* [AIM OF THE TASK]:
Restate word for word the lines of the data below, from the first through the one that has "Serif, Times New".

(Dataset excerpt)
———
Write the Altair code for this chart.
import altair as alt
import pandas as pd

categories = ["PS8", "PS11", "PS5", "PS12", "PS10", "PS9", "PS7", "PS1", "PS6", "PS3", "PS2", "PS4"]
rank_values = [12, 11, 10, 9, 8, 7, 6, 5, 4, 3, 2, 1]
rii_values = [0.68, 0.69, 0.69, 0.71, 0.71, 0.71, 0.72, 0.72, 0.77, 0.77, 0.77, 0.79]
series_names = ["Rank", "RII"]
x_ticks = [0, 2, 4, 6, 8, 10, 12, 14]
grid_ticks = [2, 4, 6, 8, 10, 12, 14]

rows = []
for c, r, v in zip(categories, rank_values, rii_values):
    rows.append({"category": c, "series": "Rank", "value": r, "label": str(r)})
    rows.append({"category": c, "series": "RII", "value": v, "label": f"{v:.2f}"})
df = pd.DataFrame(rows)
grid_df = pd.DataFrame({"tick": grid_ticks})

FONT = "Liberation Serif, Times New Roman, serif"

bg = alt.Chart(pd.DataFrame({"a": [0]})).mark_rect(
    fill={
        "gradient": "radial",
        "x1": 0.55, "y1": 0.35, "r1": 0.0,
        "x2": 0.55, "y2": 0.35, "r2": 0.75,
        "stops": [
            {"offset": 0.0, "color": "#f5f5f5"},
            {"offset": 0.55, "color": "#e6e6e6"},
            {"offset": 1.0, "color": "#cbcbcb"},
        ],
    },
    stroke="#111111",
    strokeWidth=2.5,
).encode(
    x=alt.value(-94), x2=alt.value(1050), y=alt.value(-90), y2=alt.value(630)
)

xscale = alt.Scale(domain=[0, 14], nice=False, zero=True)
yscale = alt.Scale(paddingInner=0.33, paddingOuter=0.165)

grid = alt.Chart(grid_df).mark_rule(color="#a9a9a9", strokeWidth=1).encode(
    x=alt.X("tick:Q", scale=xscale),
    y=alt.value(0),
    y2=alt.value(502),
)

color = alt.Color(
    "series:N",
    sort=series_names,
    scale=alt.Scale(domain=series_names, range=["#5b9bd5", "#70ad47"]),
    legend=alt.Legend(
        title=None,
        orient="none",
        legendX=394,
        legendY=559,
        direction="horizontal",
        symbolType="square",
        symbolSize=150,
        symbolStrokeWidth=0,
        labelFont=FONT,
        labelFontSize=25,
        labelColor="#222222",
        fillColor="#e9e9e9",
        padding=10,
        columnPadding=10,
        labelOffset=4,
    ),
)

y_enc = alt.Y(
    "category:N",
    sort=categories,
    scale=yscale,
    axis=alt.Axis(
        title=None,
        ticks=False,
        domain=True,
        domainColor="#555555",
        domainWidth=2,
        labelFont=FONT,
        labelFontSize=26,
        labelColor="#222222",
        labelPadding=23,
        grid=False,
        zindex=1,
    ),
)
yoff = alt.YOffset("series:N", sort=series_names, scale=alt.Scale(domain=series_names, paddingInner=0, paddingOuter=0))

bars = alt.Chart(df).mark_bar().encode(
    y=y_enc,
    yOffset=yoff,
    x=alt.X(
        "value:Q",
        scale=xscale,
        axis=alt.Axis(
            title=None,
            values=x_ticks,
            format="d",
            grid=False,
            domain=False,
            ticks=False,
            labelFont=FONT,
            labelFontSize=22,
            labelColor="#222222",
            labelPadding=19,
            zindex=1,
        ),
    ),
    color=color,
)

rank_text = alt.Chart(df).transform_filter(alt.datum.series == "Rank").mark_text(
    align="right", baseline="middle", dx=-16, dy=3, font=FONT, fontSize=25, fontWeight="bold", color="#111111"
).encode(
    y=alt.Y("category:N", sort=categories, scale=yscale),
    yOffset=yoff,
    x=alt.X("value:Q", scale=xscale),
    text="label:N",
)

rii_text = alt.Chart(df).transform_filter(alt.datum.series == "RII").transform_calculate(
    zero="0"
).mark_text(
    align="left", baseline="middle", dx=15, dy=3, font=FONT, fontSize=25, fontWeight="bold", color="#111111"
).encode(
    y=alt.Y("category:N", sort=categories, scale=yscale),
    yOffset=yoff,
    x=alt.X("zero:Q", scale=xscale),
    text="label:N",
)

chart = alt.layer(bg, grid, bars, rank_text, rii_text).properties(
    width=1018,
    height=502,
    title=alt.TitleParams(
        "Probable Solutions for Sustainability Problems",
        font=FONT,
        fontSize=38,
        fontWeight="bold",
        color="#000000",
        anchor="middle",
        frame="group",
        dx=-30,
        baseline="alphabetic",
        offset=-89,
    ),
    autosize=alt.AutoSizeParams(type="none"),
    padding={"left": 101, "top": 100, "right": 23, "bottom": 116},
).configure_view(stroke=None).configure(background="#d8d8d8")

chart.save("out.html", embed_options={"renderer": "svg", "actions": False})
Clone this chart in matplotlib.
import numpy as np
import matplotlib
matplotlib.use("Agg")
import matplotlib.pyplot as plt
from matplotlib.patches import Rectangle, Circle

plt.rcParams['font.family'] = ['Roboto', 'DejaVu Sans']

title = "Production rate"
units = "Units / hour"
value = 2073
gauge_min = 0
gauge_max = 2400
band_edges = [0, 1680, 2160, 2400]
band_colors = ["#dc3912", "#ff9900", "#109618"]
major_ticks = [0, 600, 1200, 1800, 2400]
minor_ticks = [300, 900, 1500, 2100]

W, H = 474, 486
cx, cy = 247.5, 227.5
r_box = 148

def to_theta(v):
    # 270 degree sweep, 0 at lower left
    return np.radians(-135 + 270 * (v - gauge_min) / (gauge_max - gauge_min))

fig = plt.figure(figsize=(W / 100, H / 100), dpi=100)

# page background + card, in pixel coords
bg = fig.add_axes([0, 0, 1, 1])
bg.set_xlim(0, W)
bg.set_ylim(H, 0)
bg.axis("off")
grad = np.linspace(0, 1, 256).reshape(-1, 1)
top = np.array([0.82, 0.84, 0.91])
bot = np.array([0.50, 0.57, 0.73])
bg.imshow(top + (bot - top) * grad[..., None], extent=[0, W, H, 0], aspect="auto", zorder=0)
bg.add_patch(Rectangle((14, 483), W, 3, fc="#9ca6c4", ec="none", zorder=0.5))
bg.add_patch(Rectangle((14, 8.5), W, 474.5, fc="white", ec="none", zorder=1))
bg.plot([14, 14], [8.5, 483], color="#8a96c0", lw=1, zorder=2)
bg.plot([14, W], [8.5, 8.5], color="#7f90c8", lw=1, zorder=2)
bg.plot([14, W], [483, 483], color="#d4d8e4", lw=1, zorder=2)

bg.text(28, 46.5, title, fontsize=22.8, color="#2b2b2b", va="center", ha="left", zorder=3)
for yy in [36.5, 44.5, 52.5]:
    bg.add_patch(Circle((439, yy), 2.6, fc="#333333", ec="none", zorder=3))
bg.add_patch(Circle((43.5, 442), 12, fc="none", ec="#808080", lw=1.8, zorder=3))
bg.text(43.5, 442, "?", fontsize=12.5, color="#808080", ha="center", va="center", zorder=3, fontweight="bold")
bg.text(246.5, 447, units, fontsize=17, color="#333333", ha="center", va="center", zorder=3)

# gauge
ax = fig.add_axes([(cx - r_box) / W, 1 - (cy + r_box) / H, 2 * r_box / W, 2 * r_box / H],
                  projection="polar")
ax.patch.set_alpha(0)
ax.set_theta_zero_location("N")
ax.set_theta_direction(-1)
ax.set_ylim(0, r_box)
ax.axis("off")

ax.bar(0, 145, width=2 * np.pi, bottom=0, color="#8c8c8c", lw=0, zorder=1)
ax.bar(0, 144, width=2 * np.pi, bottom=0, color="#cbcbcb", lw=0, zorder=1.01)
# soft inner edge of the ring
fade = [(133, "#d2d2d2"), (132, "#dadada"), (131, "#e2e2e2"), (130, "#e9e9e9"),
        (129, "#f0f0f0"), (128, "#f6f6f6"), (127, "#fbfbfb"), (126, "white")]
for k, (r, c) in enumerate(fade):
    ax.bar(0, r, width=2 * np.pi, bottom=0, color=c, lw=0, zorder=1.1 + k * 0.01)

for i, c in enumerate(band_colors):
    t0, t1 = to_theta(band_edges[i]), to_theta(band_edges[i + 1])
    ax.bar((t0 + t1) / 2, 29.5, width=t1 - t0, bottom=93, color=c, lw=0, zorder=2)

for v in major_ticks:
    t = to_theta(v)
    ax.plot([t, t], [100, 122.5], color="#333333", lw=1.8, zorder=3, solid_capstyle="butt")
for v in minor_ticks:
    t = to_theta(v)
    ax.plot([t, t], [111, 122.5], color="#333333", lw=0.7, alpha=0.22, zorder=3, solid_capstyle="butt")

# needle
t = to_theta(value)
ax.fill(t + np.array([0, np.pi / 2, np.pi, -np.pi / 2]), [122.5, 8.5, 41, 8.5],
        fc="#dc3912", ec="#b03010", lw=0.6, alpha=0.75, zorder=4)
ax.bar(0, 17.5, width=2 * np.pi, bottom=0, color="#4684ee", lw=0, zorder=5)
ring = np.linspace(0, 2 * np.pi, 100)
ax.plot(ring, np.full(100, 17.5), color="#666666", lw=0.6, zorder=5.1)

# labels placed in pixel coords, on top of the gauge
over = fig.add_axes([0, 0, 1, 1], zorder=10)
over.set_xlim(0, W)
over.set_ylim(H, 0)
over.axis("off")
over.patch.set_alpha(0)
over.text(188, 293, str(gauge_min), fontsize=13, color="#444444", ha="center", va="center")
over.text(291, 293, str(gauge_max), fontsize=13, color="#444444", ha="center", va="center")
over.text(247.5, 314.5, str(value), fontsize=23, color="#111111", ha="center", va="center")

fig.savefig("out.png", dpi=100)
———
* [CORRECT RESULT]:
Write the Altair code for this chart.
import altair as alt
import pandas as pd

categories = ["PS8", "PS11", "PS5", "PS12", "PS10", "PS9", "PS7", "PS1", "PS6", "PS3", "PS2", "PS4"]
rank_values = [12, 11, 10, 9, 8, 7, 6, 5, 4, 3, 2, 1]
rii_values = [0.68, 0.69, 0.69, 0.71, 0.71, 0.71, 0.72, 0.72, 0.77, 0.77, 0.77, 0.79]
series_names = ["Rank", "RII"]
x_ticks = [0, 2, 4, 6, 8, 10, 12, 14]
grid_ticks = [2, 4, 6, 8, 10, 12, 14]

rows = []
for c, r, v in zip(categories, rank_values, rii_values):
    rows.append({"category": c, "series": "Rank", "value": r, "label": str(r)})
    rows.append({"category": c, "series": "RII", "value": v, "label": f"{v:.2f}"})
df = pd.DataFrame(rows)
grid_df = pd.DataFrame({"tick": grid_ticks})

FONT = "Liberation Serif, Times New Roman, serif"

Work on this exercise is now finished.